Well, good luck with that.
Maybe what he should do is look in the mirror and realize that none of this would have happened if he hadn't run afoul of the league's drug policy for the second time in two years. This suspension comes a year after he was suspended for four games for violating the NFL's policy on performance-enhancing drugs.
The PED suspension is not related to the substance-abuse suspension, but wouldn’t the wise decision after last year be to watch what you put in your body in the future?
Maybe Browner has a case, legally speaking, that he shouldn’t have been in Stage 3 of the NFL's substance-abuse program. He says he was asked to submit to drug tests while he wasn't employed by the NFL and was playing in the Canadian Football League, after his first positive test when he was a rookie at Denver.

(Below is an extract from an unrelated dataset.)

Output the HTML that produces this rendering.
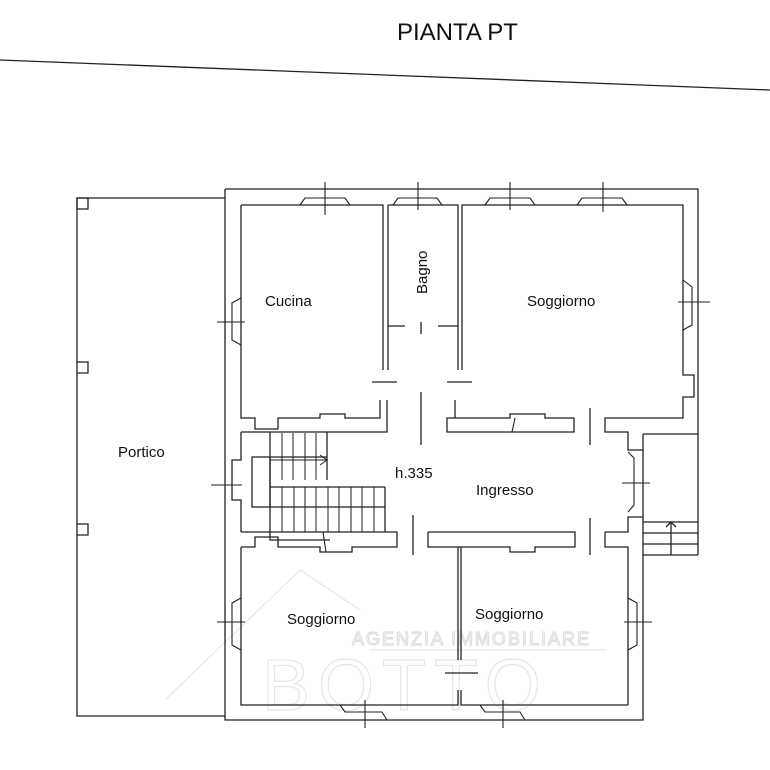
<!DOCTYPE html><html><head><style>body{margin:0;background:#fff}svg{display:block}text{font-family:"Liberation Sans",sans-serif;fill:#111}</style></head><body>
<svg width="770" height="770" viewBox="0 0 770 770" xmlns="http://www.w3.org/2000/svg">
<g fill="none" stroke="#e6e6e6" stroke-width="1.2">
<text x="352" y="645" font-size="18" style="fill:none;stroke:#e0e0e0;letter-spacing:2px">AGENZIA IMMOBILIARE</text>
<line x1="370" y1="650" x2="606" y2="650"/>
<text x="262" y="710" font-size="72" style="fill:none;stroke:#e6e6e6;letter-spacing:8px">BOTTO</text>
<polyline points="165,700 300,570 360,610"/>
</g>
<text x="397" y="40" font-size="24">PIANTA PT</text>
<line x1="0" y1="60" x2="770" y2="90" stroke="#222" stroke-width="1.3"/>
<g fill="none" stroke="#222" stroke-width="1.3">
<polyline points="225,198 77,198 77,716 225,716"/>
<rect x="77" y="198" width="11" height="11"/>
<polyline points="77,362 88,362 88,373 77,373"/>
<polyline points="77,524 88,524 88,535 77,535"/>
<polyline points="225,189 698,189 698,555"/>
<polyline points="225,189 225,720 643,720 643,434"/>
<polyline points="643,434 698,434"/>
<line x1="643" y1="522" x2="698" y2="522"/><line x1="643" y1="533" x2="698" y2="533"/><line x1="643" y1="544" x2="698" y2="544"/><line x1="643" y1="555" x2="698" y2="555"/>
<line x1="671" y1="522" x2="671" y2="555"/><polyline points="666,527 671,522 676,527"/>
<polyline points="241,205 383,205 383,370"/>
<polyline points="241,205 241,418 255,418 255,429 278,429 278,418 320,418 320,414 345,414 345,418 380,418 380,400"/>
<polyline points="241,432 387,432 387,400"/>
<polyline points="388,205 388,370"/>
<polyline points="388,205 458,205 458,370"/>
<polyline points="388,326 405,326"/><polyline points="438,326 458,326"/>
<line x1="421" y1="322" x2="421" y2="334"/>
<line x1="372" y1="382" x2="397" y2="382"/><line x1="447" y1="382" x2="472" y2="382"/>
<line x1="421" y1="392" x2="421" y2="445"/>
<polyline points="462,370 462,205 683,205 683,375 694,375 694,397 683,397 683,418 605,418 605,432 628,432 628,450 643,450"/>
<polyline points="455,400 455,418 510,418 510,414 545,414 545,418 574,418 574,432 447,432 447,418 455,418"/>
<line x1="590" y1="408" x2="590" y2="445"/>
<polyline points="241,432 241,460 232,460 232,500 241,500 241,532"/>
<rect x="252" y="457" width="18" height="50"/>
<polyline points="270,432 270,540 330,540"/>
<line x1="270" y1="457" x2="327" y2="457"/>
<line x1="270" y1="487" x2="385" y2="487"/>
<line x1="270" y1="507" x2="385" y2="507"/>
<line x1="327" y1="432" x2="327" y2="480"/>
<line x1="385" y1="487" x2="385" y2="532"/>
<g stroke-width="1">
<line x1="282" y1="433" x2="282" y2="480"/><line x1="293" y1="433" x2="293" y2="480"/><line x1="305" y1="433" x2="305" y2="480"/><line x1="316" y1="433" x2="316" y2="480"/>
<line x1="282" y1="487" x2="282" y2="532"/><line x1="294" y1="487" x2="294" y2="532"/><line x1="305" y1="487" x2="305" y2="532"/><line x1="316" y1="487" x2="316" y2="532"/><line x1="328" y1="487" x2="328" y2="532"/><line x1="339" y1="487" x2="339" y2="532"/><line x1="351" y1="487" x2="351" y2="532"/><line x1="362" y1="487" x2="362" y2="532"/><line x1="374" y1="487" x2="374" y2="532"/>
<polyline points="270,460 327,460"/><polyline points="320,455 327,460 320,465"/>
</g>
<line x1="413" y1="515" x2="413" y2="555"/>
<polyline points="241,532 397,532 397,547 352,547 352,552 320,552 320,547 278,547 278,537 255,537 255,547 241,547"/>
<polyline points="428,532 575,532 575,547 535,547 535,552 510,552 510,547 461,547 458,547 428,547 428,532"/>
<polyline points="605,532 628,532 628,517 643,517"/>
<polyline points="605,532 605,547 628,547 628,705"/>
<line x1="590" y1="518" x2="590" y2="555"/>
<polyline points="241,547 241,705 458,705 458,690"/>
<polyline points="461,690 461,705 628,705"/>
<line x1="458" y1="547" x2="458" y2="660"/><line x1="461" y1="547" x2="461" y2="660"/>
<line x1="445" y1="673" x2="478" y2="673"/>
<g stroke-width="1.1">
<polyline points="300,205 305,198 345,198 350,205"/><line x1="325" y1="182" x2="325" y2="215"/><line x1="310" y1="198" x2="340" y2="198"/>
<polyline points="393,205 398,198 437,198 442,205"/><line x1="418" y1="182" x2="418" y2="210"/>
<polyline points="485,205 490,198 530,198 535,205"/><line x1="510" y1="182" x2="510" y2="210"/>
<polyline points="577,205 582,198 622,198 627,205"/><line x1="603" y1="182" x2="603" y2="212"/>
<polyline points="241,298 232,303 232,340 241,345"/><line x1="217" y1="322" x2="245" y2="322"/>
<polyline points="683,280 692,287 692,325 683,330"/><line x1="678" y1="302" x2="710" y2="302"/>
<polyline points="628,452 634,458 634,505 628,512"/><line x1="622" y1="483" x2="650" y2="483"/>
<polyline points="241,598 232,603 232,645 241,650"/><line x1="217" y1="622" x2="245" y2="622"/>
<polyline points="628,598 637,603 637,645 628,650"/><line x1="624" y1="622" x2="652" y2="622"/>
<polyline points="340,705 345,712 382,712 387,720"/><line x1="365" y1="700" x2="365" y2="728"/>
<polyline points="480,705 485,712 520,712 525,720"/><line x1="503" y1="700" x2="503" y2="728"/>
<line x1="211" y1="485" x2="242" y2="485"/>
<polyline points="323,532 326,552"/><polyline points="512,432 515,418"/>
</g>
</g>
<text x="265" y="306" font-size="15">Cucina</text>
<text x="427" y="294" font-size="15" transform="rotate(-90 427 294)">Bagno</text>
<text x="527" y="306" font-size="15">Soggiorno</text>
<text x="118" y="457" font-size="15">Portico</text>
<text x="395" y="478" font-size="15">h.335</text>
<text x="476" y="495" font-size="15">Ingresso</text>
<text x="287" y="624" font-size="15">Soggiorno</text>
<text x="475" y="619" font-size="15">Soggiorno</text>
</svg></body></html>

And it’s also true that marijuana (which sources say was Browner's violation) is legal now in the state of Washington, another point that might be brought up in his argument.
Those are technicalities that may give Browner a shot in court. That doesn’t change the fact that he risked everything to do something he knew was outside the limits of what the NFL accepts in its substance-abuse policy.
It doesn’t change the fact that he let his teammates down when they needed him, that he played with fire and ruined his chance at playing in a Super Bowl this season.
Win or lose in court, Browner is done as a Seahawk. He’s fighting for his NFL career now. Hopefully, he can win that fight in the long run.
But he has only himself to blame for now. Browner took a chance and did something he knew was outside the rules. All the technicalities in the world won’t change that fact.